11. Lot #F110, 1984 Jaguar XJ6 1984 sedan, black with grey leather interior. Jag’s inline 6, automatic, sunroof, 56,000 miles. Black wall tires on chrome wire wheels. Not a single flaw in the entire black surface, not a single swirl mark. Interior presents well with minimal wear on driver’s seat. Side moldings detract from classic XJ lines, but may have saved it from door dings. It’s striking to see any 1984 Jaguar that sparkles like this. Cannot open hood. Trunk full of documentation going back to original sales order. Car from dealer in Kansas, alleged to be two owner car. CPI RANGE $4,300-8,500, SOLD FOR $10,000. I expected this car to sell in the $6,000-8,000 range like most ‘80s era XJs, but it exceeded book value, and was worth the premium. One of my favorite cars of the hundreds I looked at over three days.

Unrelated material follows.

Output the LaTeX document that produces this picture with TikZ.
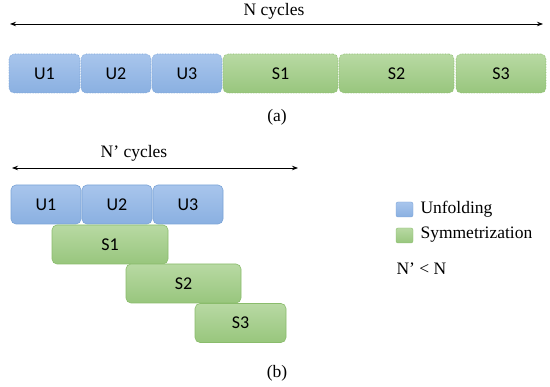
\documentclass[tikz,border=0pt]{standalone}
\usepackage{fontspec}
\setmainfont{Liberation Serif}
\newfontfamily\boxfont{Carlito}
\usetikzlibrary{arrows.meta}

\definecolor{ublueTop}{RGB}{168,197,236}
\definecolor{ublueBot}{RGB}{138,176,225}
\definecolor{ublueLine}{RGB}{122,163,214}
\definecolor{sgreenTop}{RGB}{184,217,163}
\definecolor{sgreenBot}{RGB}{152,198,125}
\definecolor{sgreenLine}{RGB}{138,188,108}

\tikzset{
    ubox/.style={rectangle, rounded corners=5pt, inner sep=0pt,
        top color=ublueTop, bottom color=ublueBot, draw=ublueLine,
        minimum height=39pt, font=\boxfont\fontsize{18}{20}\selectfont},
    sbox/.style={ubox, top color=sgreenTop, bottom color=sgreenBot, draw=sgreenLine},
    dotborder/.style={densely dotted, line width=0.6pt},
    plainborder/.style={line width=0.6pt},
    serif/.style={font=\fontsize{17.5}{20}\selectfont},
    keybox/.style={rectangle, rounded corners=2pt, minimum width=17pt, minimum height=15pt, inner sep=0pt}
}

\begin{document}
\begin{tikzpicture}[
    x=1pt, y=-1pt,
    >={Stealth[length=6pt,width=4.5pt]}
]
\useasboundingbox (0,0) rectangle (550,387);

% (a) one after the other
\coordinate (na) at (10,24);
\coordinate (nb) at (543,24);
\node[serif] (ncyc) at (274,11) {N cycles};
\draw[<->, line width=0.8pt] (na) -- (nb);

\node[ubox, dotborder, minimum width=71pt] (au1) at (44.5,73.5) {U1};
\node[ubox, dotborder, minimum width=70pt] (au2) at (116,73.5) {U2};
\node[ubox, dotborder, minimum width=70pt] (au3) at (187,73.5) {U3};
\node[sbox, dotborder, minimum width=115pt] (as1) at (280.5,73.5) {S1};
\node[sbox, dotborder, minimum width=115pt] (as2) at (396.5,73.5) {S2};
\node[sbox, dotborder, minimum width=90pt] (as3) at (501,73.5) {S3};

\node[serif] (capa) at (277,117) {(a)};

% (b) overlapping
\coordinate (npa) at (12,168);
\coordinate (npb) at (298,168);
\node[serif] (npcyc) at (134,153) {N’ cycles};
\draw[<->, line width=0.8pt] (npa) -- (npb);

\node[ubox, plainborder, minimum width=70pt] (bu1) at (46,204.5) {U1};
\node[ubox, plainborder, minimum width=70pt] (bu2) at (117,204.5) {U2};
\node[ubox, plainborder, minimum width=70pt] (bu3) at (188,204.5) {U3};
\node[sbox, plainborder, minimum width=116pt] (bs1) at (110,244.5) {S1};
\node[sbox, plainborder, minimum width=115pt] (bs2) at (183.5,283.5) {S2};
\node[sbox, plainborder, minimum width=91pt] (bs3) at (240.5,323) {S3};

\node[serif] (capb) at (277,373) {(b)};

% legend
\node[keybox, top color=ublueTop, bottom color=ublueBot, draw=ublueLine] (ukey) at (404.5,209.5) {};
\node[serif, anchor=west] (ulab) at (417,209) {Unfolding};
\node[keybox, top color=sgreenTop, bottom color=sgreenBot, draw=sgreenLine] (skey) at (404.5,235.5) {};
\node[serif, anchor=west] (slab) at (417,235) {Symmetrization};
\node[serif, anchor=west] (nrel) at (393,269) {N’ < N};

\end{tikzpicture}
\end{document}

12. Lot #F261, 1962 Triumph TR-4 (first year for this model, still on solid rear axle; TR-4a indicates IRS). Red paint, black top, black interior with white piping. Odometer reads 60,000. Chrome wires. Red paint is spotless, entire car looks great from a few feet away, but car is let down by some details, such as pitted door handles. Underhood looks good except for blue tape on harness (restorer borrowed roll of tape from owner of the MGB V8). Interior looks good, metal dash is painted white, as per factory arrangement. CPI RANGE $18,500-36,000, NO SALE AT HIGH BID OF $34,000. Like so many cars we saw at the auction, the restoration work takes it to 90% or 95%, and the final details get missed. Or the restorer burns out, or runs out of money, who knows. This TR was very nice, and should have sold at the top bid. Now owner gets to take it home and do what with it? Take it to Monterey?